Exercise input ▸
- - -
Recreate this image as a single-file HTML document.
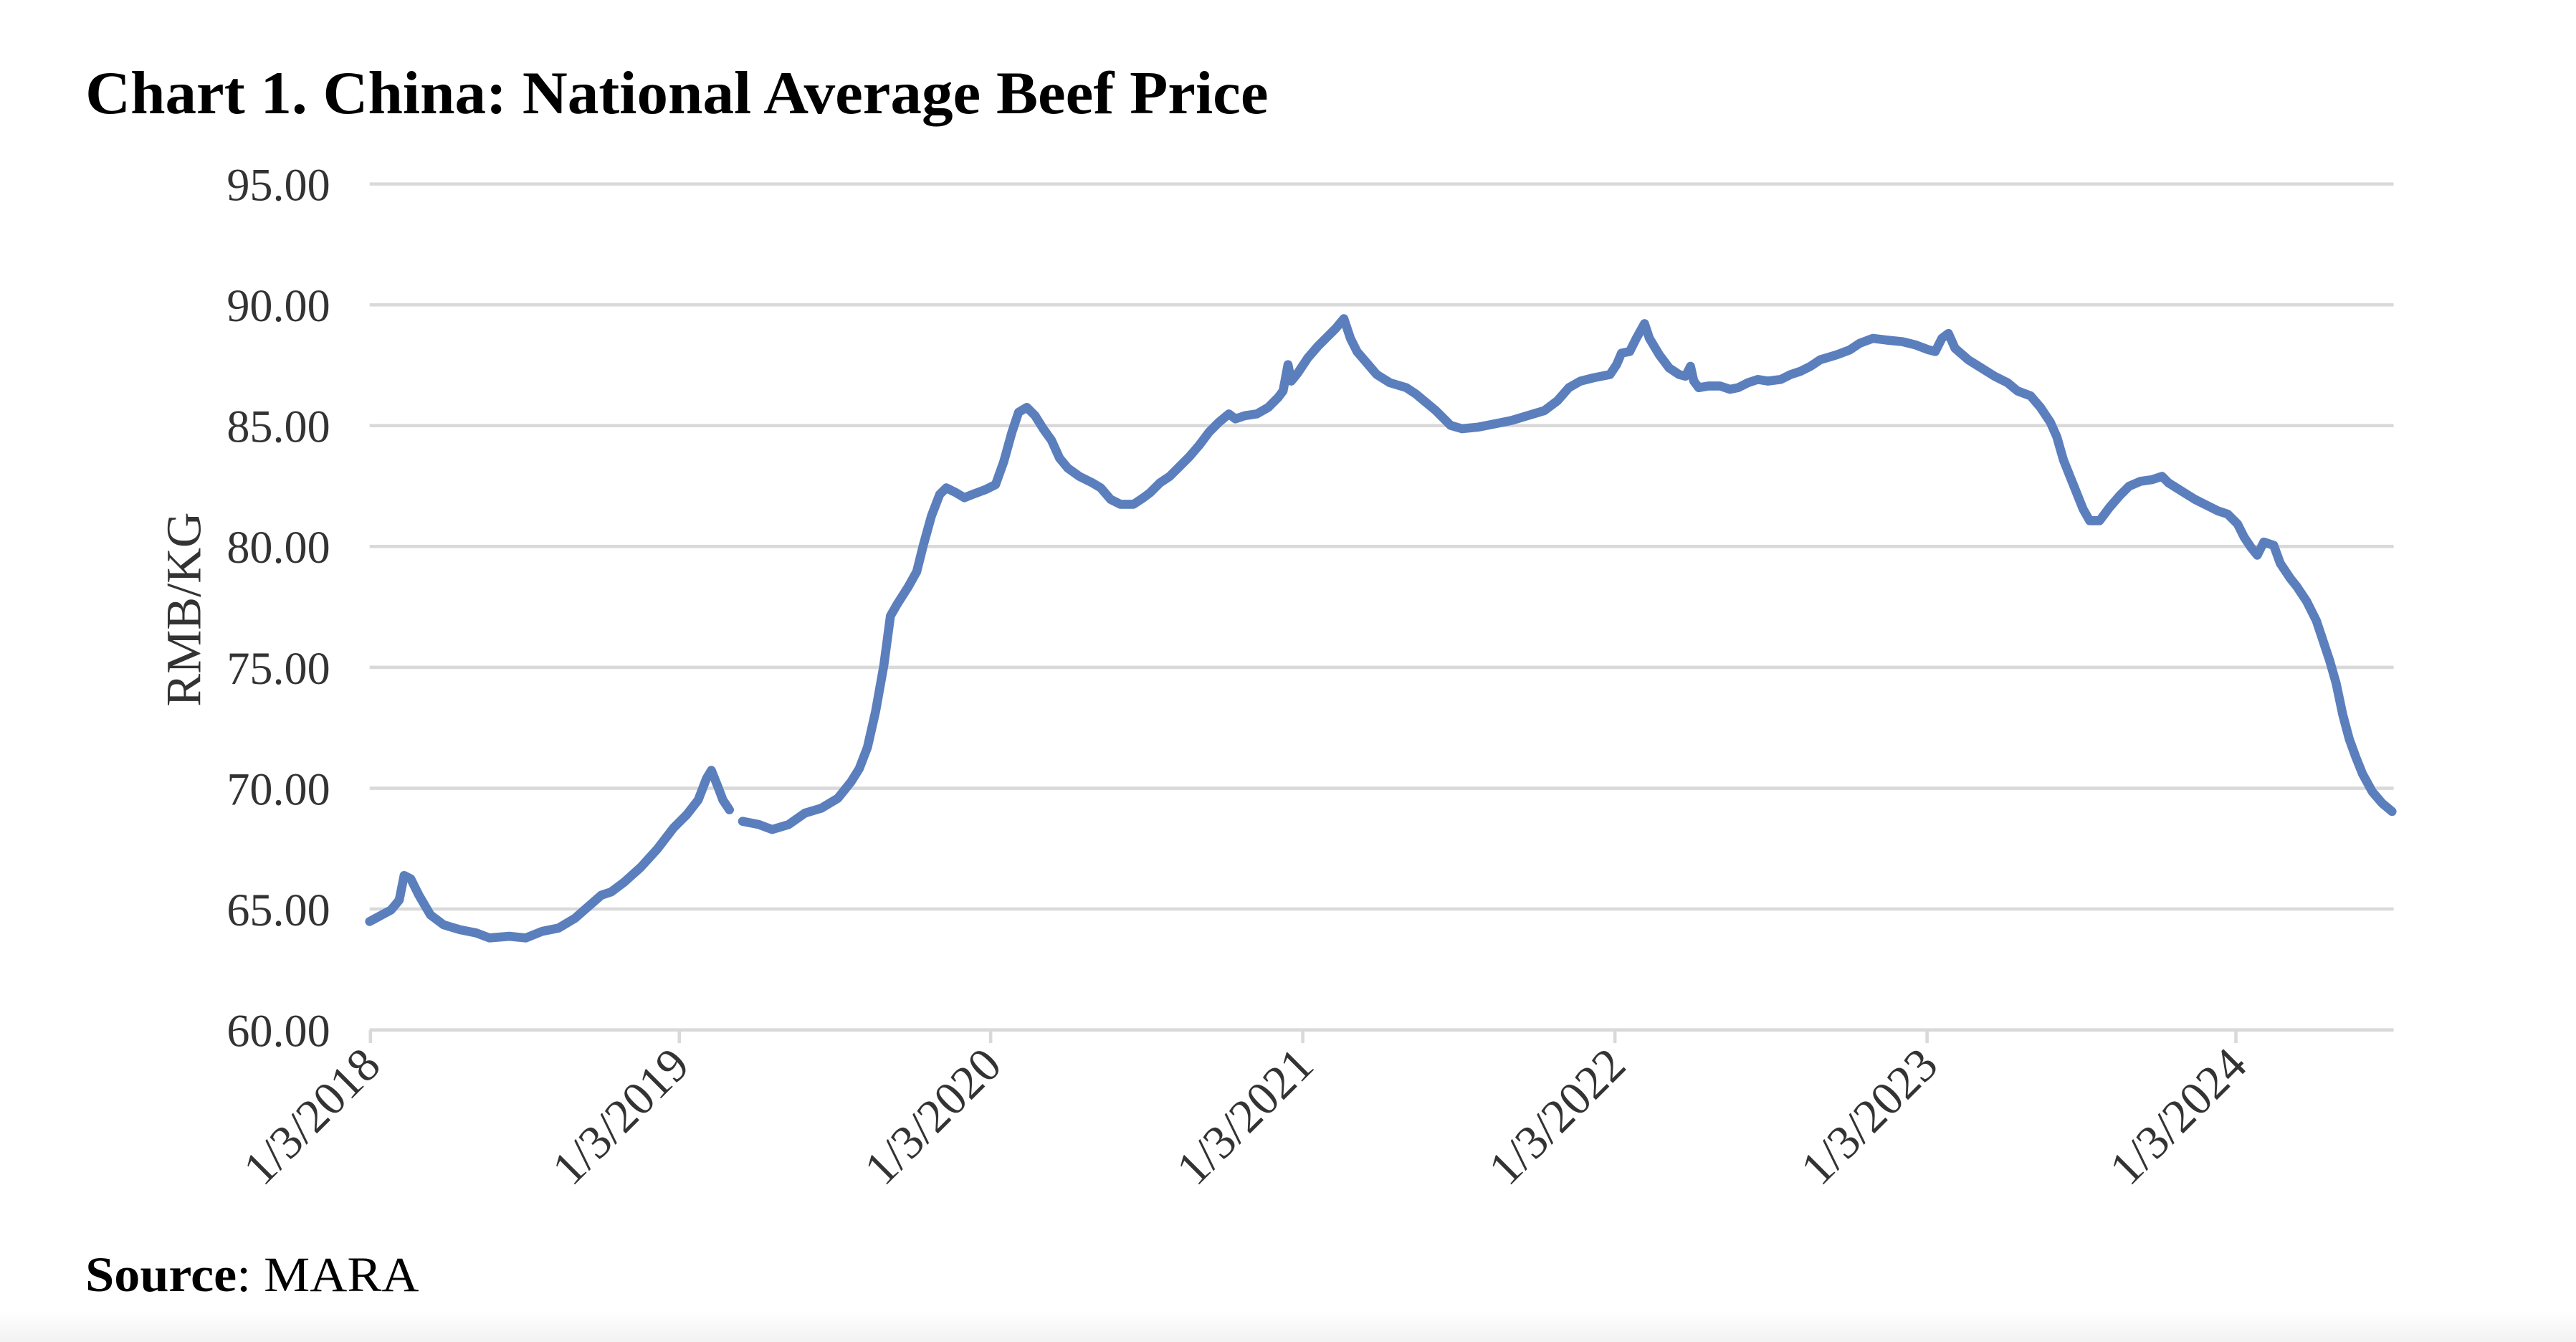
- - -
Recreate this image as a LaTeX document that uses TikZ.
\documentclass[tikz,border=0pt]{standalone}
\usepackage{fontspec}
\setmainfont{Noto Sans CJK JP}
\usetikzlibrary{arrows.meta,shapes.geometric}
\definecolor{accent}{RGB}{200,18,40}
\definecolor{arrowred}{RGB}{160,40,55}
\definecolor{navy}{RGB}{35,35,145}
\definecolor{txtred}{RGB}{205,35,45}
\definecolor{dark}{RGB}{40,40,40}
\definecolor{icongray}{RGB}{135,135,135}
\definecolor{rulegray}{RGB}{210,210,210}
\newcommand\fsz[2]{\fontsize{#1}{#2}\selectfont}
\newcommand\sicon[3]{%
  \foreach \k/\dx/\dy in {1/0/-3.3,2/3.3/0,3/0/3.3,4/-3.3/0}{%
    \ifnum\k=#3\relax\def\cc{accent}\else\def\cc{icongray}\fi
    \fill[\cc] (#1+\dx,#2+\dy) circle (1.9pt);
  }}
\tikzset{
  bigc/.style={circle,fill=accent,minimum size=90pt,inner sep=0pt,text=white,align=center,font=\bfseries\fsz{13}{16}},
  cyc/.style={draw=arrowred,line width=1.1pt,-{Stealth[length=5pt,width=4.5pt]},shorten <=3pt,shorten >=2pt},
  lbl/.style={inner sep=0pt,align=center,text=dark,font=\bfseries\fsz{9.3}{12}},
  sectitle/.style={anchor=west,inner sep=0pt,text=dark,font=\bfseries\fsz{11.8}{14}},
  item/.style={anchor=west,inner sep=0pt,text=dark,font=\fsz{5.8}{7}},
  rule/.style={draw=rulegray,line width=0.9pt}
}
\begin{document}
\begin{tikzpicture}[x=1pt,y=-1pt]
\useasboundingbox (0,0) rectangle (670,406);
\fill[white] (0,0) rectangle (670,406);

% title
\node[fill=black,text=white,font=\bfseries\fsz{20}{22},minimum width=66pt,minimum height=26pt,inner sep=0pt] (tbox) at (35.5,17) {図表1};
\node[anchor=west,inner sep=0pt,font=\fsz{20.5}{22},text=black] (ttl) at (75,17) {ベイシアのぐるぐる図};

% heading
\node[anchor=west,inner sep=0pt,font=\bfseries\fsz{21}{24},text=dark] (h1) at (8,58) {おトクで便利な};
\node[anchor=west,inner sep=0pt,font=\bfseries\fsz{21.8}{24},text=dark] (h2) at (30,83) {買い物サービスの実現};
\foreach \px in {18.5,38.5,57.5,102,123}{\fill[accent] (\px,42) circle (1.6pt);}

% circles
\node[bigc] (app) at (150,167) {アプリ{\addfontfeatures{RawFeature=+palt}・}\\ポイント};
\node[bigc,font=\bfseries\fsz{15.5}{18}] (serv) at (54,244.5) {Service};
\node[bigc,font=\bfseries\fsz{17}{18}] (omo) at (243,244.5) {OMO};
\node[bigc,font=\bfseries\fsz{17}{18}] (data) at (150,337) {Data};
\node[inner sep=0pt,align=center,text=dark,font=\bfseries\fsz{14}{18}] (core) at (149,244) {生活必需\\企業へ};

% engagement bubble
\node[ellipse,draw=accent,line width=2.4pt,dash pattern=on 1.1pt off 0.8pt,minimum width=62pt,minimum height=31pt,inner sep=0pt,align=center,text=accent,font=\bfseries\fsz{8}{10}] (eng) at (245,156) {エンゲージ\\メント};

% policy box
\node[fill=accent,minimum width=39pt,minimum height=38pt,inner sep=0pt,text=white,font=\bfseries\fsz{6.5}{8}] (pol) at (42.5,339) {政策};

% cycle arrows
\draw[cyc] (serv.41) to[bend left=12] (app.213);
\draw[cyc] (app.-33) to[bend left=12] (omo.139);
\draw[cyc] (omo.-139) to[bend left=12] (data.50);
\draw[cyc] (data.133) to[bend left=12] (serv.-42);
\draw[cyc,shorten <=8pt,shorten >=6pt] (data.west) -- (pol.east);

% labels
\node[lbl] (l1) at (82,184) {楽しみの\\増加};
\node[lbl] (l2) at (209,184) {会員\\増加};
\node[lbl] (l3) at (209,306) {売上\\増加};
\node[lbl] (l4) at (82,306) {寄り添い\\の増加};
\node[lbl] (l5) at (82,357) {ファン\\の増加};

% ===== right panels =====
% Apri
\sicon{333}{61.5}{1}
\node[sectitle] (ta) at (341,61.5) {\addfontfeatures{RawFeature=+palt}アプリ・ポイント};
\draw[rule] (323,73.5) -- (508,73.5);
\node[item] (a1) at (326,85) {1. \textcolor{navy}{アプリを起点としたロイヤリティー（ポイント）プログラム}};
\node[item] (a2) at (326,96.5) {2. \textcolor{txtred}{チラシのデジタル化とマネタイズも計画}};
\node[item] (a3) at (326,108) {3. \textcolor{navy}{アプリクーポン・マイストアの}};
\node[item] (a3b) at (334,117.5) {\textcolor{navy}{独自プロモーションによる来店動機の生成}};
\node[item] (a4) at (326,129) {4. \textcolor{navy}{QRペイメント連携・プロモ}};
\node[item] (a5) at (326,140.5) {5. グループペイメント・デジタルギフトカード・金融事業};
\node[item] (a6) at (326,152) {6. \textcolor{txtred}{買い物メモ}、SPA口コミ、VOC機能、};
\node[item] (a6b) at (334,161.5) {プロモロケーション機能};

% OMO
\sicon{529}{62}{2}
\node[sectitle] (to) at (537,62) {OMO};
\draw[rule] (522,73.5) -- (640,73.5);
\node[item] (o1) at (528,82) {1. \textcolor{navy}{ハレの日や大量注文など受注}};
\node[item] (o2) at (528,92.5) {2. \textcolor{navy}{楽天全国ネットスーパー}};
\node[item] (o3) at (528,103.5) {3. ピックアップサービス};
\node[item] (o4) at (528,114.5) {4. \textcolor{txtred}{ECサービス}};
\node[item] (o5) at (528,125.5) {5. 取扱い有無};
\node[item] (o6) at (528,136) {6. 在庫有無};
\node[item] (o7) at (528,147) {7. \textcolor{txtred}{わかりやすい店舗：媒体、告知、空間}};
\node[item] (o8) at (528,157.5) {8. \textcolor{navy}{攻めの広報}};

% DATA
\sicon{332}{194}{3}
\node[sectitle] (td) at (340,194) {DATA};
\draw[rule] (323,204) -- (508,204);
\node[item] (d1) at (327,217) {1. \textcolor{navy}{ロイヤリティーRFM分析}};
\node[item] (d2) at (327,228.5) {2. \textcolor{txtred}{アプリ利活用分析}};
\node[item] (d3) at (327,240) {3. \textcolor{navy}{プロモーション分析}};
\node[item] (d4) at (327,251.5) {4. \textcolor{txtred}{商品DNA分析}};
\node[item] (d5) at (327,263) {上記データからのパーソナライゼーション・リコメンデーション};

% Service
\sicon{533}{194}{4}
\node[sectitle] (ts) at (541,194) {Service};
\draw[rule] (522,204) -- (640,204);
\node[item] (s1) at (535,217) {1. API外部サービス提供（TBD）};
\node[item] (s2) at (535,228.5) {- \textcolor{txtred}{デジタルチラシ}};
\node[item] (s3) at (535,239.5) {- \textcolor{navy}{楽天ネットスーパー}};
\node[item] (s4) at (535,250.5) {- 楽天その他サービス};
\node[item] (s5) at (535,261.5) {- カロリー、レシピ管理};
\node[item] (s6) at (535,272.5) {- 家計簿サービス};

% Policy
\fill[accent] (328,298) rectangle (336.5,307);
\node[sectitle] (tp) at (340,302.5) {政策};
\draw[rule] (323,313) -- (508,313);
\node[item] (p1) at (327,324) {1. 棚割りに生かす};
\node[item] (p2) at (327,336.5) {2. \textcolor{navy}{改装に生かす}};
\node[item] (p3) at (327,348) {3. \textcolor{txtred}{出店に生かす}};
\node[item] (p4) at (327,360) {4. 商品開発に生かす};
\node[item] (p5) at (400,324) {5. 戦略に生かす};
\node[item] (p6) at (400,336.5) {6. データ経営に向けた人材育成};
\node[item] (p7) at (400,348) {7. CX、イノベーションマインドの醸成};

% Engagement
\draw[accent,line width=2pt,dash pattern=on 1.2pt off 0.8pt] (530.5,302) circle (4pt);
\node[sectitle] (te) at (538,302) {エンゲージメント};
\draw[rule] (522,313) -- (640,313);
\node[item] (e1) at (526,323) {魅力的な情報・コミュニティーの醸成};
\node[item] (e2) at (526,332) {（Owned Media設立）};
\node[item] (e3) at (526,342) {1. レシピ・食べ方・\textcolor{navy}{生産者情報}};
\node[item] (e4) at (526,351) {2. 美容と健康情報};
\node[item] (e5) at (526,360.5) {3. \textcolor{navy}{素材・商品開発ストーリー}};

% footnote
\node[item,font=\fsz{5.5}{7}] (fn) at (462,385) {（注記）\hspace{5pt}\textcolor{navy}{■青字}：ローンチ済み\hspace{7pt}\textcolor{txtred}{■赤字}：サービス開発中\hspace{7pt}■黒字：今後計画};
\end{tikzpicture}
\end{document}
- - -
Your goal ▸
Check each line above for the word "this" and copy the ones that have it.

Output ▸
Recreate this image as a single-file HTML document.
Recreate this image as a LaTeX document that uses TikZ.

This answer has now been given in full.